There are many ways virtual reality (VR) is redefining the way we live, interact, and do business. Gaming and entertainment might be the first industries that come to mind for those who have considered how VR is expanding into the mainstream, but the technology is gaining prowess through a number of other uses. For example, it is used in training for employees, from police officers to the military. It has been used in healthcare for training as well, but also in patient care, particularly for diagnosing brain injury. With VR’s entrance into the medical arena, one place it is truly making a difference is in the care of seniors.
What VR can do for seniors physically
The medical industry is using VR in many surprising ways and while it is mainly the interface between VR and the human brain that is allowing the technology to be of assistance to elderly people, there are physical aspects to VR that allow it to be of use to seniors as well.
One of the largest issues seniors face is injury from falls. It has been said to be the underlying cause of the most injury-related deaths in seniors. Around 10,000 seniors die from complications related to falling injury each year and nearly half of people over 65 years old will experience some injury from a falling incident. VR training has been created to help seniors with balance with the goal of lowering fall risk.
Virtual reality has also been an effective tool in therapy. Those who have gone through physical therapy know that the tedium of the exercises is more than just annoying, it can make it so you are tempted not to follow the prescribed regimen of movements. VR has created games that make therapy more exciting, giving people greater incentive to keep up with their exercises.
In addition, VR is being used to test for the physical symptoms that surround dementia and Alzheimer’s. By putting users through a series of tasks, scientists can assess and detect dementia symptoms early and allow for those that are at high risk to try to strategize ways to prepare for an eventual diagnosis.
VR for pain
For seniors who suffer from chronic or severe pain issues, VR has been used as a kind of analgesic. The technology creates an immersive digital world that can dampen external stimuli, including those that cause pain. Patients can be put into a relaxing atmosphere such as a simulation of a beach or mountain view. In trials, after being in a calming virtual world, patients reported a large drop in their pain scores when compared to patients that were given relaxation strategies outside of VR immersion. Other patients are given tasks that keep them from focusing on pain, like following directions or playing games. This has also been shown as effective for lowering pain levels.
Many patients may be able to use VR for pain management rather than turning to potentially harmful drugs. Because these drugs are comparatively much more expensive than VR therapy, it is a much better option financially as well.
VR for Memory
The issue of memory loss, particularly for those who suffer from dementia and Alzheimer’s disease as they age, is an acute one for seniors. In many cases VR technology has worked better than related therapies to recover memory. Studies have found that in some cases, interacting with an enhanced 360-degree video environment can stimulate memory more effectively than visiting an environment in the real world. The reason for this is yet to be fully explored, but it is likely that once this is clear, VR will be able to be used in an even more targeted way to connect with regaining memory.

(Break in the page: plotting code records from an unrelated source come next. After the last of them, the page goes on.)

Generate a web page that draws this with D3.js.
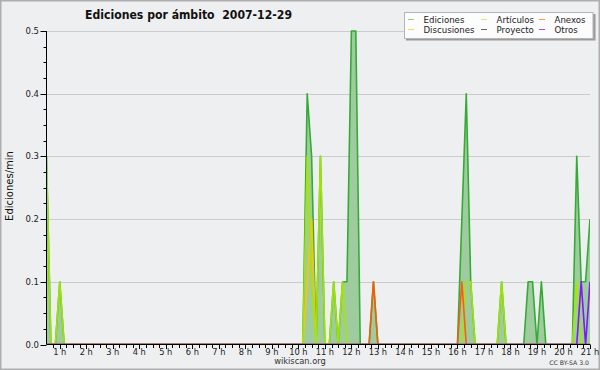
<!DOCTYPE html>
<html><head><meta charset="utf-8">
<script src="https://cdn.jsdelivr.net/npm/d3@7"></script>
<style>
html,body{margin:0;padding:0;background:#eeeff1;}
svg{display:block;}
text{font-family:"DejaVu Sans",sans-serif;}
</style></head>
<body>
<svg id="c" width="600" height="370"></svg>
<script>
// ---- data: one value every 10 minutes, from 00:30 to 21:00 (edits/min) ----
const startHour = 0.5;      // 00:30
const stepMinutes = 10;
const hourTicks = ["1 h","2 h","3 h","4 h","5 h","6 h","7 h","8 h","9 h","10 h","11 h","12 h","13 h","14 h","15 h","16 h","17 h","18 h","19 h","20 h","21 h"];
const yTicks = [0.0,0.1,0.2,0.3,0.4,0.5];

const ediciones = [
 0.3,0,0,
 0.1,0,0,0,0,0,   // 1 h
 0,0,0,0,0,0,     // 2 h
 0,0,0,0,0,0,     // 3 h
 0,0,0,0,0,0,     // 4 h
 0,0,0,0,0,0,     // 5 h
 0,0,0,0,0,0,     // 6 h
 0,0,0,0,0,0,     // 7 h
 0,0,0,0,0,0,     // 8 h
 0,0,0,0,0,0,     // 9 h
 0,0,0.4,0.3,0,0.3, // 10 h
 0,0,0.1,0,0.1,0.1, // 11 h
 0.5,0.5,0,0,0,0.1, // 12 h
 0,0,0,0,0,0,     // 13 h
 0,0,0,0,0,0,     // 14 h
 0,0,0,0,0,0,     // 15 h
 0,0.2,0.4,0.1,0,0, // 16 h
 0,0,0,0,0.1,0,   // 17 h
 0,0,0,0,0.1,0.1, // 18 h
 0,0.1,0,0,0,0,   // 19 h
 0,0,0,0.3,0.1,0.1, // 20 h
 0.2              // 21 h
];
const articulos = [
 0.3,0,0,
 0.1,0,0,0,0,0,     // 1 h
 0,0,0,0,0,0, 0,0,0,0,0,0, 0,0,0,0,0,0, 0,0,0,0,0,0,   // 2-5 h
 0,0,0,0,0,0, 0,0,0,0,0,0, 0,0,0,0,0,0, 0,0,0,0,0,0,   // 6-9 h
 0,0,0.3,0.1,0,0.3, // 10 h
 0,0,0.1,0,0.1,0,   // 11 h
 0,0,0,0,0,0,       // 12 h
 0,0,0,0,0,0, 0,0,0,0,0,0, 0,0,0,0,0,0,                // 13-15 h
 0,0,0.1,0.1,0,0,   // 16 h
 0,0,0,0,0.1,0,     // 17 h
 0,0,0,0,0,0,       // 18 h
 0,0,0,0,0,0,       // 19 h
 0,0,0,0.1,0,0,     // 20 h
 0
];
const discusiones = [
 0,0,0,
 0,0,0,0,0,0,       // 1 h
 0,0,0,0,0,0, 0,0,0,0,0,0, 0,0,0,0,0,0, 0,0,0,0,0,0,   // 2-5 h
 0,0,0,0,0,0, 0,0,0,0,0,0, 0,0,0,0,0,0, 0,0,0,0,0,0,   // 6-9 h
 0,0,0.1,0.2,0,0,   // 10 h
 0,0,0,0,0,0, 0,0,0,0,0,0, 0,0,0,0,0,0, 0,0,0,0,0,0, 0,0,0,0,0,0,   // 11-15 h
 0,0,0,0,0,0, 0,0,0,0,0,0, 0,0,0,0,0,0, 0,0,0,0,0,0, 0,0,0,0,0,0,   // 16-20 h
 0
];
const anexos = [
 0,0,0,
 0,0,0,0,0,0,       // 1 h
 0,0,0,0,0,0, 0,0,0,0,0,0, 0,0,0,0,0,0, 0,0,0,0,0,0,   // 2-5 h
 0,0,0,0,0,0, 0,0,0,0,0,0, 0,0,0,0,0,0, 0,0,0,0,0,0,   // 6-9 h
 0,0,0,0,0,0,       // 10 h
 0,0,0,0,0,0,       // 11 h
 0,0,0,0,0,0.1,     // 12 h
 0,0,0,0,0,0, 0,0,0,0,0,0, 0,0,0,0,0,0,                // 13-15 h
 0,0.1,0,0,0,0,     // 16 h
 0,0,0,0,0,0, 0,0,0,0,0,0, 0,0,0,0,0,0, 0,0,0,0,0,0,   // 17-20 h
 0
];
const proyecto = [
 0,0,0,
 0,0,0,0,0,0,       // 1 h
 0,0,0,0,0,0, 0,0,0,0,0,0, 0,0,0,0,0,0, 0,0,0,0,0,0,   // 2-5 h
 0,0,0,0,0,0, 0,0,0,0,0,0, 0,0,0,0,0,0, 0,0,0,0,0,0,   // 6-9 h
 0,0,0,0,0,0, 0,0,0,0,0,0, 0,0,0,0,0,0, 0,0,0,0,0,0, 0,0,0,0,0,0,   // 10-14 h
 0,0,0,0,0,0, 0,0,0,0,0,0, 0,0,0,0,0,0, 0,0,0,0,0,0, 0,0,0,0,0,0,   // 15-19 h
 0,0,0,0,0,0,       // 20 h
 0
];
const otros = [
 0,0,0,
 0,0,0,0,0,0,       // 1 h
 0,0,0,0,0,0, 0,0,0,0,0,0, 0,0,0,0,0,0, 0,0,0,0,0,0,   // 2-5 h
 0,0,0,0,0,0, 0,0,0,0,0,0, 0,0,0,0,0,0, 0,0,0,0,0,0,   // 6-9 h
 0,0,0,0,0,0, 0,0,0,0,0,0, 0,0,0,0,0,0, 0,0,0,0,0,0, 0,0,0,0,0,0,   // 10-14 h
 0,0,0,0,0,0, 0,0,0,0,0,0, 0,0,0,0,0,0, 0,0,0,0,0,0, 0,0,0,0,0,0,   // 15-19 h
 0,0,0,0,0.1,0,     // 20 h
 0.1
];

const seriesNames = ["Ediciones","Artículos","Anexos","Discusiones","Proyecto","Otros"];
const lineColors  = ["#35ab35","#a6e600","#ff5a00","#ffc400","#555555","#7a10ff"];
const legendColors= ["#8fcf8f","#d2f070","#ff9455","#ffd44a","#666666","#9955ee"];

// ---- layout ----
const svg = d3.select("#c");
const X0 = 46.5, X1 = 590, Y0 = 344.5, Y1 = 31;
const endHour = startHour + (ediciones.length - 1) * stepMinutes / 60;
const x = d3.scaleLinear().domain([startHour, endHour]).range([X0, X1]);
const y = d3.scaleLinear().domain([0, 0.5]).range([Y0, Y1]);
const tOf = i => startHour + i * stepMinutes / 60;

// background + frame
svg.append("rect").attr("x",0).attr("y",0).attr("width",600).attr("height",370).attr("fill","#eeeff1");
svg.append("rect").attr("x",0.75).attr("y",0.75).attr("width",598.5).attr("height",368.5)
   .attr("fill","none").attr("stroke","#aeaeae").attr("stroke-width",1.5);

// gridlines
svg.append("g").selectAll("line").data(yTicks.filter(d => d > 0)).join("line")
  .attr("x1", X0).attr("x2", X1)
  .attr("y1", d => Math.round(y(d)) + 0.5).attr("y2", d => Math.round(y(d)) + 0.5)
  .attr("stroke", "#cbcbcb").attr("stroke-width", 1);

// clip
svg.append("clipPath").attr("id","plot").append("rect")
  .attr("x", X0).attr("y", Y1 - 2).attr("width", X1 - X0).attr("height", Y0 - Y1 + 2);
const plot = svg.append("g").attr("clip-path","url(#plot)");

const area = d3.area().x((d,i) => x(tOf(i))).y0(y(0)).y1(d => y(d));
const line = d3.line().x((d,i) => x(tOf(i))).y(d => y(d));

plot.append("path").datum(ediciones).attr("d", area).attr("fill", "#9fcc9f");
plot.append("path").datum(ediciones).attr("d", line).attr("fill","none")
  .attr("stroke", lineColors[0]).attr("stroke-width", 1.6).attr("stroke-linejoin","round");

const others = [
  [discusiones, lineColors[3]],
  [articulos,   lineColors[1]],
  [anexos,      lineColors[2]],
  [proyecto,    lineColors[4]],
  [otros,       lineColors[5]]
];
others.forEach(([vals, col]) => {
  plot.append("path").datum(vals).attr("d", line).attr("fill","none")
    .attr("stroke", col).attr("stroke-width", 1.6).attr("stroke-linejoin","round").attr("opacity",0.95);
});

// y axis
const yMinor = d3.range(0, 0.5001, 0.025);
const yAxis = svg.append("g").attr("transform", `translate(${X0},0)`);
yAxis.append("line").attr("x1",0).attr("x2",0).attr("y1",Y1).attr("y2",Y0).attr("stroke","#000");
yAxis.selectAll("line.mi").data(yMinor).join("line").attr("class","mi")
  .attr("x1", d => (Math.abs(d*10 - Math.round(d*10)) < 1e-6) ? -6 : -3).attr("x2", 0)
  .attr("y1", d => Math.round(y(d)) + 0.5).attr("y2", d => Math.round(y(d)) + 0.5)
  .attr("stroke","#000");
yAxis.selectAll("text").data(yTicks).join("text")
  .attr("x", -7.5).attr("y", d => y(d) + 3)
  .attr("text-anchor","end").attr("font-size", 8.5).attr("fill","#222")
  .text(d => d.toFixed(1));

// x axis
const xAxis = svg.append("g");
xAxis.append("line").attr("x1",X0).attr("x2",X1).attr("y1",Y0).attr("y2",Y0).attr("stroke","#000").attr("stroke-width",1.2);
const xMinor = d3.range(startHour + 0.25, endHour + 0.001, 0.25);
xAxis.selectAll("line.mi").data(xMinor).join("line").attr("class","mi")
  .attr("x1", d => Math.round(x(d)) + 0.5).attr("x2", d => Math.round(x(d)) + 0.5)
  .attr("y1", Y0).attr("y2", d => Number.isInteger(d) ? Y0 + 4.5 : Y0 + 3.5)
  .attr("stroke","#000");
xAxis.selectAll("text").data(hourTicks).join("text")
  .attr("x", (d,i) => x(i + 1)).attr("y", Y0 + 10)
  .attr("text-anchor","middle").attr("font-size", 8.3).attr("fill","#222")
  .text(d => d);

// title
svg.append("text").attr("x", 85).attr("y", 18.5)
  .attr("font-size", 12.5).attr("font-weight","bold").attr("fill","#111")
  .attr("xml:space","preserve").style("white-space","pre")
  .attr("textLength", 207).attr("lengthAdjust","spacingAndGlyphs")
  .text("Ediciones por ámbito  2007-12-29");

// y label
svg.append("text").attr("transform","translate(12.5,186) rotate(-90)")
  .attr("text-anchor","middle").attr("font-size", 10)
  .attr("font-family","'DejaVu Sans Mono',monospace").attr("fill","#111")
  .text("Ediciones/min");

// footer
svg.append("text").attr("x", 300).attr("y", 363.5).attr("text-anchor","middle")
  .attr("font-size", 8.3).attr("fill","#333").text("wikiscan.org");
svg.append("text").attr("x", 589).attr("y", 365).attr("text-anchor","end")
  .attr("font-size", 6.2).attr("fill","#333").text("CC BY-SA 3.0");

// legend
const lg = svg.append("g");
lg.append("rect").attr("x",406).attr("y",14).attr("width",189.5).attr("height",26.5).attr("fill","#9a9a9a");
lg.append("rect").attr("x",404.5).attr("y",12.5).attr("width",188.5).attr("height",26).attr("fill","#fcfcfc").attr("stroke","#b5b5b5");
const colX = [408, 481, 539];
const rowY = [19.5, 29.5];
seriesNames.forEach((name, i) => {
  const cx = colX[i % 3], cy = rowY[Math.floor(i / 3)];
  lg.append("line").attr("x1", cx).attr("x2", cx + 6).attr("y1", cy).attr("y2", cy)
    .attr("stroke", legendColors[i]).attr("stroke-width", 1);
  lg.append("text").attr("x", cx + 15.5).attr("y", cy + 3)
    .attr("font-size", 8.6).attr("fill","#222").text(name);
});
</script>
</body></html>
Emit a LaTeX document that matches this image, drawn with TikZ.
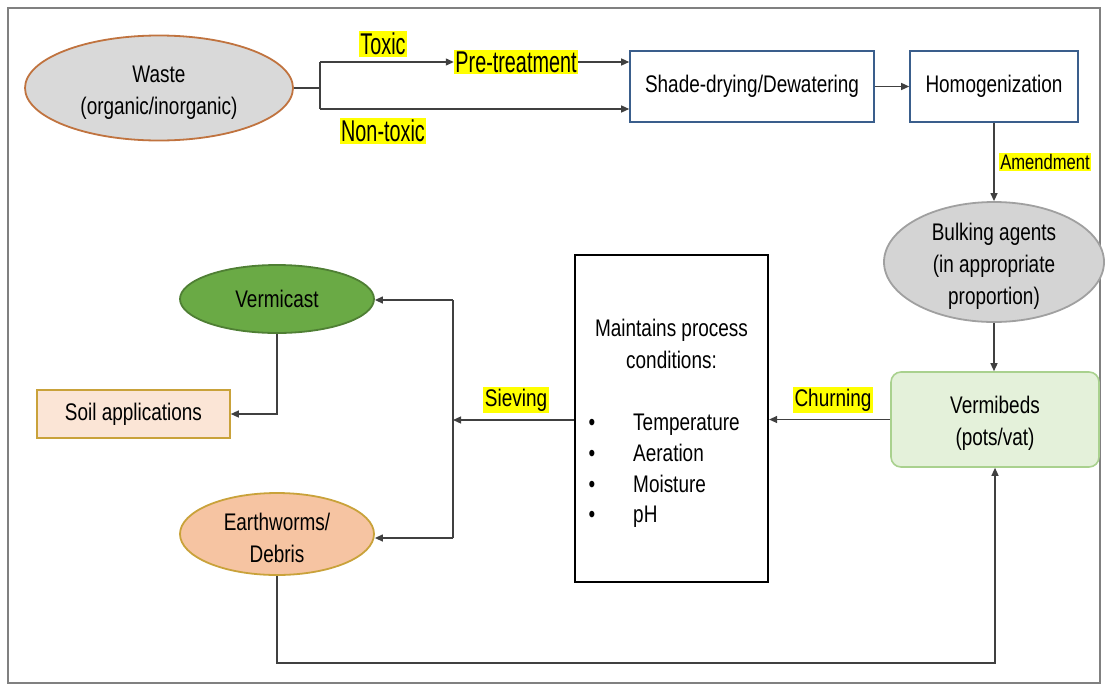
\documentclass[tikz,border=0pt]{standalone}
\usepackage{fontspec}
\setmainfont[FakeStretch=0.79]{Liberation Sans}
\newfontfamily\labelfont[FakeStretch=0.66]{Liberation Sans}
\usetikzlibrary{shapes.geometric,arrows.meta}
\definecolor{wastefill}{HTML}{D9D9D9}
\definecolor{wasteborder}{HTML}{C0733F}
\definecolor{bluebord}{HTML}{3A5E8C}
\definecolor{bulkfill}{HTML}{D4D4D4}
\definecolor{bulkborder}{HTML}{A0A0A0}
\definecolor{vermfill}{HTML}{E4F1DA}
\definecolor{vermborder}{HTML}{A9D18E}
\definecolor{castfill}{HTML}{6AAA45}
\definecolor{castborder}{HTML}{4F7F34}
\definecolor{soilfill}{HTML}{FBE5D6}
\definecolor{goldborder}{HTML}{C9A23A}
\definecolor{ewfill}{HTML}{F6C4A2}
\definecolor{linegray}{HTML}{404040}
\definecolor{framegray}{HTML}{808080}
\definecolor{hlyellow}{HTML}{FFFF00}
\newcommand{\myTopStrut}{\rule{0pt}{25pt}}
\begin{document}
\begin{tikzpicture}[x=1pt,y=-1pt,
  base/.style={font=\fontsize{24}{32}\selectfont, align=center, inner sep=0pt, text=black},
  ell/.style={base, ellipse, line width=1.8pt},
  rectbox/.style={base, rectangle, line width=1.6pt},
  hl/.style={fill=hlyellow, font=\labelfont\fontsize{30}{32}\selectfont, inner sep=1.5pt, text=black},
  hlsmall/.style={fill=hlyellow, font=\fontsize{24}{26}\selectfont, inner sep=1.5pt, text=black},
  conn/.style={draw=linegray, line width=1.3pt},
  arr/.style={conn, -{Triangle[length=8pt,width=7pt]}}]
\useasboundingbox (0,0) rectangle (1107,686);
\draw[framegray, line width=1.5pt] (8,8) rectangle (1100,683);

% nodes
\node[ell, fill=wastefill, draw=wasteborder, minimum width=268pt, minimum height=105pt] (waste) at (159,88) {\myTopStrut Waste\\(organic/inorganic)};
\node[rectbox, draw=bluebord, minimum width=244pt, minimum height=71pt] (shade) at (752,86.5) {Shade-drying/Dewatering};
\node[rectbox, draw=bluebord, minimum width=168pt, minimum height=71pt] (homog) at (994,86.5) {Homogenization};
\node[ell, fill=bulkfill, draw=bulkborder, inner sep=-9pt, minimum width=220pt, minimum height=120pt] (bulk) at (994,262) {\myTopStrut Bulking agents\\(in appropriate\\proportion)};
\node[rectbox, fill=vermfill, draw=vermborder, rounded corners=10pt, minimum width=208pt, minimum height=95pt] (verm) at (995,419.5) {\myTopStrut Vermibeds\\(pots/vat)};
\node[rectbox, draw=black, line width=2.2pt, minimum width=193pt, minimum height=327pt] (maint) at (671.5,418.5) {};
\node[ell, fill=castfill, draw=castborder, minimum width=194pt, minimum height=68pt] (vcast) at (277,299) {Vermicast};
\node[rectbox, fill=soilfill, draw=goldborder, minimum width=193pt, minimum height=48pt] (soil) at (133.5,414) {Soil applications};
\node[ell, fill=ewfill, draw=goldborder, minimum width=194pt, minimum height=82pt] (ew) at (277,534) {\myTopStrut Earthworms/\\Debris};

% text inside the process box
\node[base] (mhead) at (671.5,344) {Maintains process\\conditions:};
\node[base, anchor=base] (b1) at (592,430) {•};
\node[base, anchor=base] (b2) at (592,461) {•};
\node[base, anchor=base] (b3) at (592,492) {•};
\node[base, anchor=base] (b4) at (592,522) {•};
\node[base, anchor=base west] (t1) at (633,430) {Temperature};
\node[base, anchor=base west] (t2) at (633,461) {Aeration};
\node[base, anchor=base west] (t3) at (633,492) {Moisture};
\node[base, anchor=base west] (t4) at (633,522) {pH};

% labels
\node[hl] (toxic) at (383,44) {Toxic};
\node[hl] (nontoxic) at (383,131) {Non-toxic};
\node[hl] (pre) at (516,62) {Pre-treatment};
\node[hlsmall, font=\fontsize{21}{23}\selectfont] (amend) at (1045,162) {Amendment};
\node[hlsmall] (churn) at (833,400) {Churning};
\node[hlsmall] (sieve) at (516,400) {Sieving};

% connectors
\coordinate (split) at (320,88);
\coordinate (splitT) at (320,62);
\coordinate (splitB) at (320,109);
\draw[conn] (waste.east) -- (split);
\draw[conn] (splitT) -- (splitB);
\draw[arr] (splitT) -- (pre.west);
\draw[arr] (pre.east) -- (pre.east -| shade.west);
\draw[arr] (splitB) -- (splitB -| shade.west);
\draw[arr] (shade) -- (homog);
\draw[arr] (homog.south) -- (bulk.north);
\draw[arr] (bulk.south) -- (bulk.south |- verm.north);
\draw[arr] (verm.west) -- (verm.west -| maint.east);
\coordinate (sv) at (453,420);
\coordinate (svT) at (453,300);
\coordinate (svB) at (453,538);
\draw[arr] (maint.west |- sv) -- (sv);
\draw[conn] (svT) -- (svB);
\draw[arr] (svT) -- (svT -| vcast.east);
\draw[arr] (svB) -- (svB -| ew.east);
\draw[arr] (vcast.south) |- (soil.east);
\coordinate (loop) at (995,663);
\draw[arr] (ew.south) |- (loop) -- (verm.south);
\end{tikzpicture}
\end{document}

Those that suffer from memory loss due to Alzheimer’s or dementia can easily become agitated and frustrated with their lack of understanding of their environment. Creating familiar virtual environments can greatly alleviate this condition. One program called Rendever, has been created specifically to put together landscapes that will be familiar to seniors. Rendever uses 360-degree views of patient’s previous homes or surroundings to soothe patients with memory loss. Another company, MyndVR uses VR to create interactive and engaging simulations to combat isolation for seniors. In one program, they evoked a ballroom with actors dressed in 50s clothes enjoying big band era tunes to give seniors a real glimpse into the past.
VR for Quality of Life
Seniors often suffer from feelings of loneliness and isolation. When it becomes difficult to travel physically they can find themselves cut off from the outside world. VR has been used to connect seniors to their families, even live events like reunions and weddings, to give them the feeling that they are actually there. Many once very active seniors feel frustrated that they are no longer able to do some things that they enjoyed previously like go to a concert or to a museum. VR recordings of concerts have been created that puts the participant in the perfect seat so that it is nearly indistinguishable from being at the event and VR museums tours are also becoming more prevalent. All this is to allow seniors (or anyone) with mobility issues the freedom to visit places virtually that they no longer may be able to physically. VR can recreate a trip to a far-flung destination like Paris or to an old familiar neighborhood.
Ultimately, while not everything is fully understood surrounding VR tech and its medical benefits, there has been enough study to show that it can be an excellent resource for assisting elderly people with many issues. From helping with memory, to connection, to relaxation, it is a technology that will clearly make further strides in what it can accomplish related to eldercare.